Staines Greyhound Stadium
- Interactive map of Staines Greyhound Stadium
- Location: Staines, Surrey
- Coordinates: 51°26′22″N 0°31′56″W﻿ / ﻿51.43944°N 0.53222°W

Construction
- Opened: 1928
- Closed: 1960

= Staines Greyhound Stadium =

Dog racing stadium in England, 1928–1960

Staines Greyhound Stadium was a greyhound racing stadium in Staines-upon-Thames.

==Origins and opening==
Staines Greyhound track opened on 21 January 1928, and the first race was won by a greyhound called Oojah over 525 yards. The stadium was at Hythe End just north of the River Thames, south of Wraysbury Road. Previously this area was an unpopulated rural area that today makes up some of the Colne Valley Parks. The track was very basic with one main stand on the home straight. During its early existence it was sometimes referred to as Bell Weir Park.

==Affiliation==
For most of its history, the stadium operated as an independent ("flapping") track, unaffiliated with the National Greyhound Racing Club (NGRC).

==Cheetah racing==
In 1936 Arthur Leggett, the owner of Romford Greyhound Stadium, decided to bring cheetah racing to the UK. Twelve cheetahs arrived from Kenya in December 1936, courtesy of explorer Kenneth Gandar-Dower. After six months of quarantine, the cheetahs were given time to acclimatise before Romford, Harringay Stadium and Staines were earmarked for the experiment with the cheetahs, running for the first time on Saturday 11 December 1937 at Romford.

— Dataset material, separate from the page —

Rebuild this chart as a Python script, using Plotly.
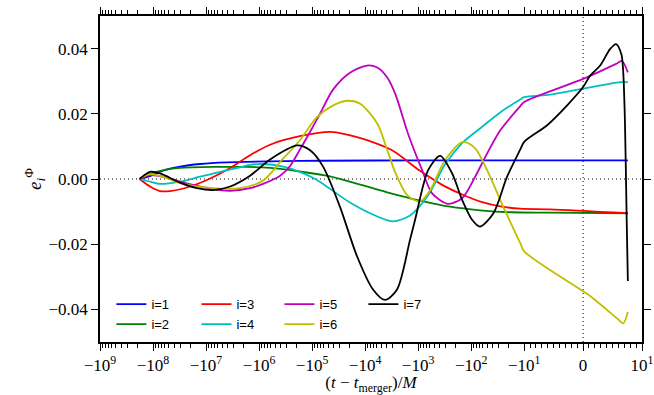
import numpy as np
import plotly.graph_objects as go

# (t - t_merger)/M samples and e_i^Phi values for each mode i
t1 = [-1.8e8, -1.14e8, -6.5e7, -3.1e7, -1.3e7, -4e6, -6e5, -7e4, -1e3, -10, 7.6]
e1 = [0, 0.0009, 0.0026, 0.0038, 0.0046, 0.0051, 0.0054, 0.0056, 0.0057, 0.0057, 0.0057]

t2 = [-1.8e8, -1.14e8, -5.9e7, -3.1e7, -7.4e6, -1.7e6, -6.2e5, -1.7e5, -4.6e4, -1.24e4,
      -3.4e3, -920, -250, -68, -18, -5.6, 7.6]
e2 = [0, 0.0016, 0.0028, 0.0034, 0.0037, 0.0037, 0.0034, 0.0023, 0.0008, -0.0017,
      -0.0043, -0.0066, -0.0085, -0.0096, -0.0102, -0.0103, -0.0105]

t3 = [-1.8e8, -1.14e8, -7.4e7, -4.8e7, -2.0e7, -9.6e6, -3.5e6, -1.48e6, -6.2e5, -3.5e5,
      -8.1e4, -4.0e4, -1.9e4, -9.2e3, -3.1e3, -920, -352, -155, -62, -28, -11.9, -5.6, 7.6]
e3 = [0, -0.0023, -0.0037, -0.0037, -0.0023, -0.0003, 0.0034, 0.0073, 0.0105, 0.0119,
      0.0141, 0.0144, 0.0134, 0.0119, 0.0088, 0.0025, -0.0018, -0.0046, -0.0071, -0.0084,
      -0.0091, -0.0093, -0.0105]

t4 = [-1.8e8, -1.14e8, -7.4e7, -3.1e7, -1.3e7, -5.4e6, -2.3e6, -1.48e6, -8.4e5, -3.5e5,
      -1.7e5, -8.1e4, -1.9e4, -5.9e3, -3.0e3, -1.42e3, -647, -310, -148, -68, -28, -11.9,
      -10, -5.6, 0, 6.3, 7.6]
e4 = [0, -0.0008, -0.0015, -0.0008, 0.0007, 0.0022, 0.0036, 0.0043, 0.0046, 0.0038,
      0.0022, -0.0003, -0.0073, -0.0115, -0.0130, -0.0112, -0.0050, 0.0045, 0.0110, 0.0155,
      0.0205, 0.0244, 0.0251, 0.0259, 0.0277, 0.0297, 0.0297]

t5 = [-1.8e8, -1.14e8, -5.9e7, -3.1e7, -7.4e6, -3.5e6, -1.48e6, -8.4e5, -4.0e5, -2.6e5,
      -1.7e5, -1.09e5, -7.1e4, -4.0e4, -1.9e4, -9.2e3, -5.9e3, -3.85e3, -2.7e3, -1.55e3,
      -840, -545, -272, -148, -84, -54, -28, -11.9, -10, 0, 5.8, 6.6, 7.6]
e5 = [0, 0.0012, 0.0006, -0.0008, -0.0031, -0.0036, -0.0028, -0.0015, 0.0010, 0.0040,
      0.0090, 0.0145, 0.0200, 0.0275, 0.0327, 0.0348, 0.0342, 0.0312, 0.0261, 0.0139,
      0.0027, -0.0044, -0.0076, -0.0059, 0.0007, 0.0068, 0.0150, 0.0223, 0.0236, 0.0307,
      0.0355, 0.0362, 0.0327]

t6 = [-1.8e8, -1.14e8, -5.9e7, -3.1e7, -7.4e6, -2.3e6, -8.4e5, -3.5e5, -1.7e5, -8.1e4,
      -4.0e4, -2.1e4, -1.24e4, -5.9e3, -3.85e3, -2.7e3, -1.6e3, -920, -594, -310, -142,
      -84, -50, -25, -11.9, -10, 0, 1.2, 5.8, 6.8, 7.6]
e6 = [0, 0.0015, 0.0005, -0.0013, -0.0028, -0.0028, -0.0005, 0.0063, 0.0119, 0.0190,
      0.0226, 0.0240, 0.0231, 0.0170, 0.0090, 0.0020, -0.0050, -0.0069, -0.0035, 0.0058,
      0.0114, 0.0094, 0.0027, -0.0084, -0.0196, -0.0222, -0.0344, -0.0359, -0.0428,
      -0.0443, -0.0408]

t7 = [-1.8e8, -1.14e8, -7.4e7, -3.1e7, -1.48e7, -7.4e6, -3.5e6, -1.48e6, -6.2e5, -1.9e5,
      -1.09e5, -6.2e4, -3.0e4, -1.42e4, -7.1e3, -4.2e3, -2.5e3, -1.42e3, -1.14e3, -647,
      -385, -228, -148, -96, -68, -38, -21, -11.9, -10, -6.1, -2.7, 0, 1.2, 2.9, 4.6,
      5.6, 6.5, 6.8, 7.1, 7.4, 7.6]
e7 = [0, 0.0022, 0.0017, -0.0011, -0.0028, -0.0034, -0.0023, 0.0010, 0.0060, 0.0103,
      0.0088, 0.0038, -0.0084, -0.0237, -0.0339, -0.0371, -0.0339, -0.0186, -0.0125, 0.0027,
      0.0071, 0.0017, -0.0064, -0.0125, -0.0146, -0.0105, 0.0007, 0.0090, 0.0114, 0.0165,
      0.0226, 0.0282, 0.0317, 0.0348, 0.0399, 0.0414, 0.0383, 0.0332, 0.0180, -0.0125,
      -0.0313]

labels = ["i=1", "i=2", "i=3", "i=4", "i=5", "i=6", "i=7"]
colors = ["#0000ff", "#008000", "#ff0000", "#00bfbf", "#bf00bf", "#bfbf00", "#000000"]
legend_ids = ["legend", "legend", "legend2", "legend2", "legend3", "legend3", "legend4"]

y_ticks = [-0.04, -0.02, 0.0, 0.02, 0.04]
y_ticktext = ["\u22120.04", "\u22120.02", "0.00", "0.02", "0.04"]

x_major = [-1e9, -1e8, -1e7, -1e6, -1e5, -1e4, -1e3, -1e2, -1e1, 0, 1e1]
x_ticktext = ["\u221210<sup>%d</sup>" % p for p in range(9, 0, -1)] + ["0", "10<sup>1</sup>"]

# symmetric-log axis: linear for |t| <= 10, logarithmic beyond (linscale = 1)
LINTHRESH = 10.0
LIN_ADJ = 1.0 / (1.0 - 1.0 / 10.0)


def symlog(t):
    t = np.asarray(t, dtype=float)
    a = np.abs(t)
    logpart = np.sign(t) * (LIN_ADJ + np.log10(np.maximum(a, LINTHRESH) / LINTHRESH))
    return np.where(a <= LINTHRESH, t / LINTHRESH * LIN_ADJ, logpart)


x_minor = [-k * 10.0 ** n for n in range(1, 9) for k in range(2, 10)]
x_minor += [float(k) for k in range(-9, 10) if k != 0]

series_t = [t1, t2, t3, t4, t5, t6, t7]
series_e = [e1, e2, e3, e4, e5, e6, e7]

fig = go.Figure()
for t, e, name, c, lg in zip(series_t, series_e, labels, colors, legend_ids):
    fig.add_trace(go.Scatter(
        x=symlog(t), y=e, mode="lines", name=name, legend=lg,
        line=dict(color=c, width=1.8, shape="spline", smoothing=0.8),
    ))

# dotted reference lines at e = 0 and t = t_merger
dotted = dict(color="black", width=1, dash="1px,3px")
fig.add_shape(type="line", xref="paper", yref="y", x0=0, x1=1, y0=0, y1=0,
              line=dotted, layer="below")
fig.add_shape(type="line", xref="x", yref="paper", x0=float(symlog(0)), x1=float(symlog(0)),
              y0=0, y1=1, line=dotted, layer="below")

axis_common = dict(
    showline=True, linewidth=1.6, linecolor="black", mirror="ticks",
    ticks="outside", ticklen=7, tickwidth=1.3, tickcolor="black",
    showgrid=False, zeroline=False, automargin=False,
    tickfont=dict(family="Liberation Serif", size=17, color="black"),
)

fig.update_xaxes(
    range=[float(symlog(-1e9)), float(symlog(10))],
    tickmode="array", tickvals=symlog(x_major).tolist(), ticktext=x_ticktext,
    minor=dict(tickmode="array", tickvals=symlog(x_minor).tolist(), ticks="outside",
               ticklen=4, tickwidth=1, tickcolor="black"),
    title=dict(text="(<i>t</i> \u2212 <i>t</i><sub>merger</sub>)/<i>M</i>",
               font=dict(family="Liberation Serif", size=17, color="black"), standoff=8),
    **axis_common,
)
fig.update_yaxes(
    range=[-0.05, 0.05],
    tickmode="array", tickvals=y_ticks, ticktext=y_ticktext,
    title=dict(text="<i>e</i><sub><i>i</i></sub><sup>\u03a6</sup>",
               font=dict(family="Liberation Serif", size=19, color="black"), standoff=2),
    **axis_common,
)

legend_style = dict(yanchor="top", xanchor="left", y=0.162, bgcolor="rgba(0,0,0,0)",
                    font=dict(family="Liberation Sans", size=13, color="black"),
                    tracegroupgap=0, itemwidth=30)
fig.update_layout(
    template="none",
    width=654, height=395,
    margin=dict(l=100, r=12, t=16, b=53),
    plot_bgcolor="white", paper_bgcolor="white",
    font=dict(family="Liberation Serif", size=15, color="black"),
    legend=dict(x=0.021, **legend_style),
    legend2=dict(x=0.178, **legend_style),
    legend3=dict(x=0.331, **legend_style),
    legend4=dict(x=0.486, **legend_style),
)

fig.write_html("out.html")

The experiment failed and the racing was stopped because although the cheetahs were able to better the greyhound times, they had to be let off first when racing greyhounds, and when they raced against each other they became uninterested and stopped chasing the lure.

==History==
In 1938, a Putt Mossman Motorcycle rodeo took place (this was a form of motorcycle tricks and skills). Stock car racing was also popular in the late 1950s.

Staines owner Jack Walsh was in partnership with fellow bookmaker William Hill and they won the English Greyhound Derby with Lone Keel in 1938.

The track could hold a maximum of 5,000 spectators and supplied a tote with a turnover in 1947 of £47,165.

In 1949, Jack Walsh expressed his frustration with the authorities after his application to join the National Greyhound Racing Society was withheld. After agreeing to the completion and upgrading of facilities he was upset that the application also meant he would have to race on selected days as chosen by the NGRC as to avoid competition with Slough Stadium which was against his given rights as a track promoter as stated in the Betting and Lotteries Act 1934, an action that he could not agree with.

==Closure==
The stadium closed in 1960 and was dismantled in 1965. It later appeared as a filming location in the 1964 film Séance on a Wet Afternoon.